Court pioneer retains funding despite 'failure'
England’s first ‘community’ court has failed to cut reoffending rates, a Ministry of Justice report has revealed - but it will continue to receive funding for the next two years.
The report on North Liverpool Community Justice Centre (NLCJC), which opened in September 2005, combining courts and problem-solving agencies, finds no evidence of a positive impact on reoffending, and that offenders were more likely to breach orders than in other parts of the country.
Of offenders given court orders at the centre, 24% breached the conditions, compared with 17% in the comparator group for England and Wales.

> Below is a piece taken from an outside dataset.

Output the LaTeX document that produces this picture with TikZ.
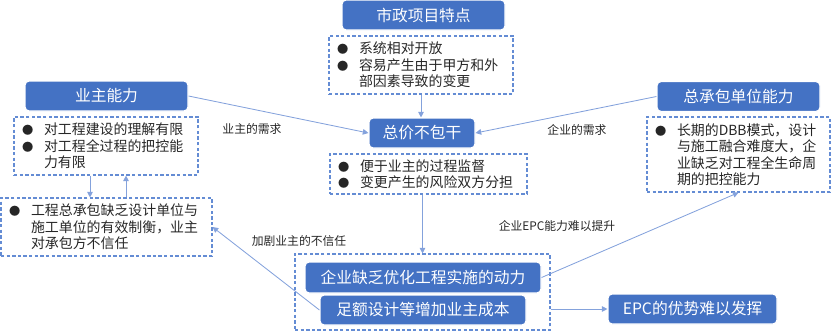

Reoffending rates in north Liverpool have been consistently lower since 2000 than for matched offenders elsewhere in England and Wales - but the community justice centre has done nothing to improve the rate, the report concludes. In the three years from 2008, the centre had a lower proportion of effective magistrates’ court trials - 36%, compared with 43% in all magistrates’ courts in England and Wales - and a higher proportion of cracked trials, 49% compared with 38.3%, the report says.
However, it says there were signs of greater efficiency at the Liverpool court, with an average of 61 days between offence and conviction, compared with 73 days nationally. The number of hearings in trial cases was also lower, at 2.2 compared with a national average of 2.7.
The NLCJC offers a ‘one-stop shop’ for offenders, bringing together a magistrates’, youth and Crown court with other criminal justice agencies and a range of problem-solving services, such as drug and alcohol services.
An MoJ spokeswoman said that while ‘some offenders were generally positive about their experiences of the centre’ there were no plans to replicate it elsewhere.